De rechtbank zal de verdachte daarom ontslaan van alle rechtsvervolging.
OVERWEGINGEN MET BETREKKING TOT HET IN BESLAG GENOMEN MES
Op 14 januari 2007 is onder de moeder van verdachte een zwart knipmes in beslag genomen. Het is het mes waarmee [naam slachtoffer] is gestoken.
Het voorhanden hebben of dragen van dit mes is niet verboden bij de Wet wapens en munitie. Het is dus niet van zodanige aard dat het ongecontroleerd bezit ervan in strijd is met de wet. Voorts is niet gebleken dat het van zodanige aard is dat het ongecontroleerd bezit ervan in strijd is met het algemeen belang. Het mes kan daarom niet worden onttrokken aan het verkeer.
Verbeurdverklaring van het in beslag genomen mes is evenmin mogelijk. Verbeurdverklaring immers is een bijkomende straf en kan slechts worden uitgesproken bij veroordeling ter zake van een strafbaar feit. Bij ontslag van alle rechtsvervolging kan daarom geen verbeurdverklaring worden opgelegd (HR 25 januari 2005, NBSr 2005/51).
De rechtbank zal daarom de bewaring ten behoeve van de rechthebbende van het in beslag genomen mes gelasten.

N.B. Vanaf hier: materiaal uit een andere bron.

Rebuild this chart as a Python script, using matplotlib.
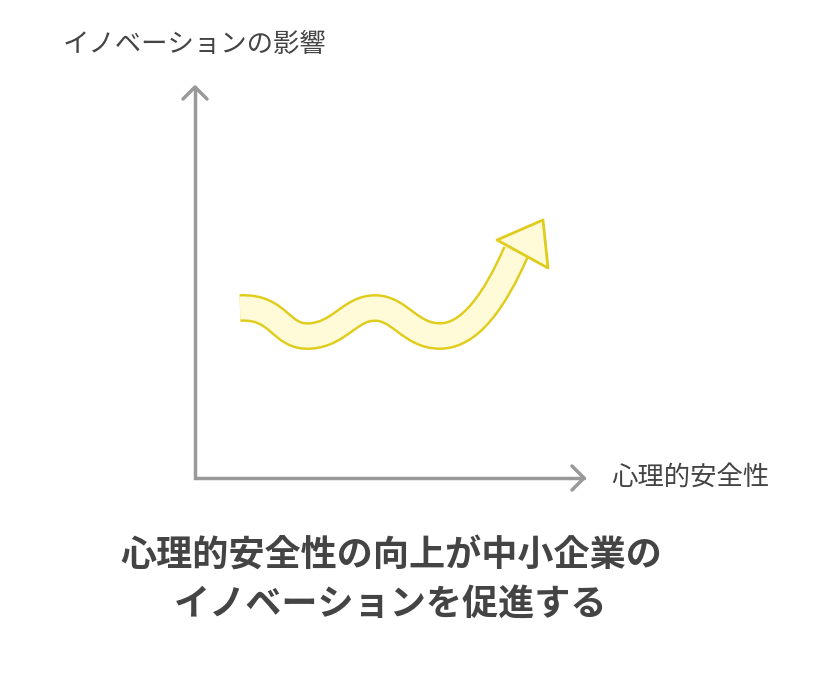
import matplotlib.pyplot as plt
from matplotlib.path import Path
from matplotlib.patches import PathPatch, Polygon

plt.rcParams['font.family'] = ['Noto Sans CJK JP', 'DejaVu Sans']

y_label = "イノベーションの影響"
x_label = "心理的安全性"
title_lines = ["心理的安全性の向上が中小企業の", "イノベーションを促進する"]

# wave centreline (bezier control points, pixel coords)
wave_pts = [(240, 308), (280, 306), (280, 338), (310, 336),
            (340, 334), (350, 308), (375, 308),
            (400, 308), (410, 336), (440, 336),
            (470, 336), (495, 300), (516, 252)]
head_pts = [(543, 220), (497, 240), (548, 268)]

fig = plt.figure(figsize=(8.25, 6.74), dpi=100)
ax = fig.add_axes([0, 0, 1, 1])
ax.set_xlim(0, 825)
ax.set_ylim(674, 0)
ax.axis('off')

axis_col = '#999999'
ax.plot([195, 195, 584], [87, 478, 478], color=axis_col, lw=2.5,
        solid_joinstyle='miter', solid_capstyle='round')
ax.plot([183, 195, 207], [99, 87, 99], color=axis_col, lw=2.5, solid_capstyle='round')
ax.plot([572, 584, 572], [466, 478, 490], color=axis_col, lw=2.5, solid_capstyle='round')

codes = [Path.MOVETO] + [Path.CURVE4] * (len(wave_pts) - 1)
path = Path(wave_pts, codes)
edge_col = '#e0cc1c'
fill_col = '#fffbd8'
ax.add_patch(PathPatch(path, fill=False, ec=edge_col, lw=20, capstyle='butt'))
ax.add_patch(PathPatch(path, fill=False, ec=fill_col, lw=16.5, capstyle='butt'))
ax.add_patch(Polygon(head_pts, closed=True, fc=fill_col, ec=edge_col, lw=2, joinstyle='round'))

txt = '#444444'
ax.text(63, 45, y_label, fontsize=19, color=txt, ha='left', va='center')
ax.text(611, 477, x_label, fontsize=19, color=txt, ha='left', va='center')
ax.text(391, 556, title_lines[0], fontsize=26, fontweight='bold', color=txt, ha='center', va='center')
ax.text(391, 605, title_lines[1], fontsize=26, fontweight='bold', color=txt, ha='center', va='center')

fig.savefig('out.png', dpi=100)
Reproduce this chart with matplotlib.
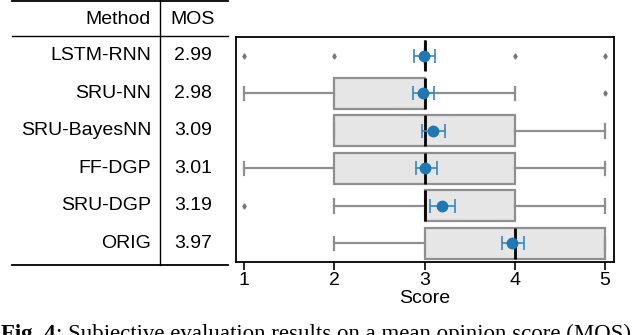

BESLISSING VAN DE RECHTBANK
De rechtbank verklaart niet bewezen hetgeen de verdachte primair is tenlastegelegd en spreekt de verdachte daarvan vrij.
De rechtbank verklaart bewezen dat het subsidiair tenlastegelegde, zoals hierboven is omschreven, door de verdachte is begaan, stelt vast dat het aldus bewezen verklaarde oplevert het strafbare feit zoals hierboven is vermeld, verklaart de verdachte deswege echter niet strafbaar en ontslaat de verdachte van alle rechtsvervolging.
De rechtbank gelast de bewaring ten behoeve van de rechthebbende van het navolgende in beslag genomen voorwerp: een zwart knipmes.
De rechtbank gelast de teruggave aan verdachte van de navolgende in beslag genomen, nog niet teruggegeven voorwerpen: een donkerblauwe broek, een zwart T-shirt, een donkerbruine trui en een zwarte jas.
Dit vonnis is gewezen door mr. J.J. Schoemaker, voorzitter, en mr. A. Rombouts-Nieuwstraten en mr. M.A.F. Veenstra, rechters, in tegenwoordigheid van R.C. Sprong, griffier, en uitgesproken ter openbare terechtzitting van de rechtbank op dinsdag 13 november 2007. Mr. Rombouts-Nieuwstraten en mr. Veenstra zijn buiten staat dit vonnis binnen de door de wet gestelde termijn mede te ondertekenen.